• **Problem statement**
Below are some records. Pull every line that contains the word "this".

• **Given entries**
* START *
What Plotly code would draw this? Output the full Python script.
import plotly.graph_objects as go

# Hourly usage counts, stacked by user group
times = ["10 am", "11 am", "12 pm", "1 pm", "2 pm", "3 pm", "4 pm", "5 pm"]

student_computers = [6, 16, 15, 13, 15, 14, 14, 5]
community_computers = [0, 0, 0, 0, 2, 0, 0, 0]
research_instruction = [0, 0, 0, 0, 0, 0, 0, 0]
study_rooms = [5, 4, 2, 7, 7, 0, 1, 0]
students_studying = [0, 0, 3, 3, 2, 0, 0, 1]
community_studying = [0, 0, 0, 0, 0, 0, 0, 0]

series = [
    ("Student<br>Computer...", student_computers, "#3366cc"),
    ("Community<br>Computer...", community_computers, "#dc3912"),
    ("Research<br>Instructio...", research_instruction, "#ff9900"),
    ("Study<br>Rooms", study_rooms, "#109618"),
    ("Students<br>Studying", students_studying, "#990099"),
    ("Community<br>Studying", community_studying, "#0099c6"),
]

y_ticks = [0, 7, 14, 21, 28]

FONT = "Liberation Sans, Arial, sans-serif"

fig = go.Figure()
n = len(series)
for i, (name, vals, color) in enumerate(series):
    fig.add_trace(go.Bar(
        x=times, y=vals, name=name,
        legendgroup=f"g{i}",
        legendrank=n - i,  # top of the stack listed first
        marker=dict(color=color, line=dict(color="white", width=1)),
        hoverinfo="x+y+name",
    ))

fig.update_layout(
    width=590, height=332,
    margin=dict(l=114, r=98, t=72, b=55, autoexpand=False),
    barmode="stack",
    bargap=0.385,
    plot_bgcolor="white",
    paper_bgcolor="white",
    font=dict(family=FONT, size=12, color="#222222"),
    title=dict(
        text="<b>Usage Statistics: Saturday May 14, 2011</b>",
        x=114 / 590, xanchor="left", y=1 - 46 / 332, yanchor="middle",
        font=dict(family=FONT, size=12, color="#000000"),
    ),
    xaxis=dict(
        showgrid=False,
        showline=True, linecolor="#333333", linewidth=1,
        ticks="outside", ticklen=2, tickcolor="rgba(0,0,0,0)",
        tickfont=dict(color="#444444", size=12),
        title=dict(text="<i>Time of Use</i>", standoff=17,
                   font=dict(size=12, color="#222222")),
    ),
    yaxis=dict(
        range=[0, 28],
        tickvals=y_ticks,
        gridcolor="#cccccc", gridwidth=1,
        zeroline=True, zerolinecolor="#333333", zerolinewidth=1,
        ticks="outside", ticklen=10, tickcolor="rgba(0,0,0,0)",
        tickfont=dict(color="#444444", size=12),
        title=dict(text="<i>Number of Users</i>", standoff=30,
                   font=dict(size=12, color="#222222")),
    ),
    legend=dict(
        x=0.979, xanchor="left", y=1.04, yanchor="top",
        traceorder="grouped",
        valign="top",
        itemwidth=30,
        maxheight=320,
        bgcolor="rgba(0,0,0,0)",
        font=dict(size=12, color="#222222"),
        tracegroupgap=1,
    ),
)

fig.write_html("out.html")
* END *
* START *
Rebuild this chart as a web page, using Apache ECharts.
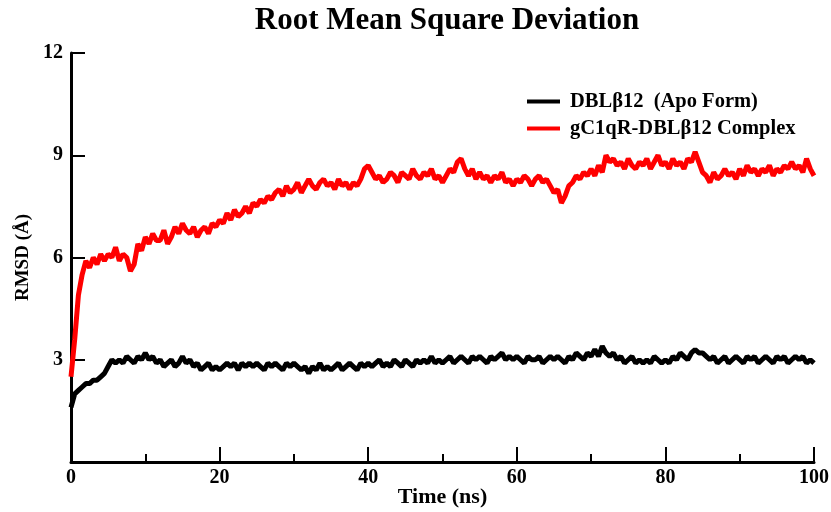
* END *
• **Written solution**
What Plotly code would draw this? Output the full Python script.
Rebuild this chart as a web page, using Apache ECharts.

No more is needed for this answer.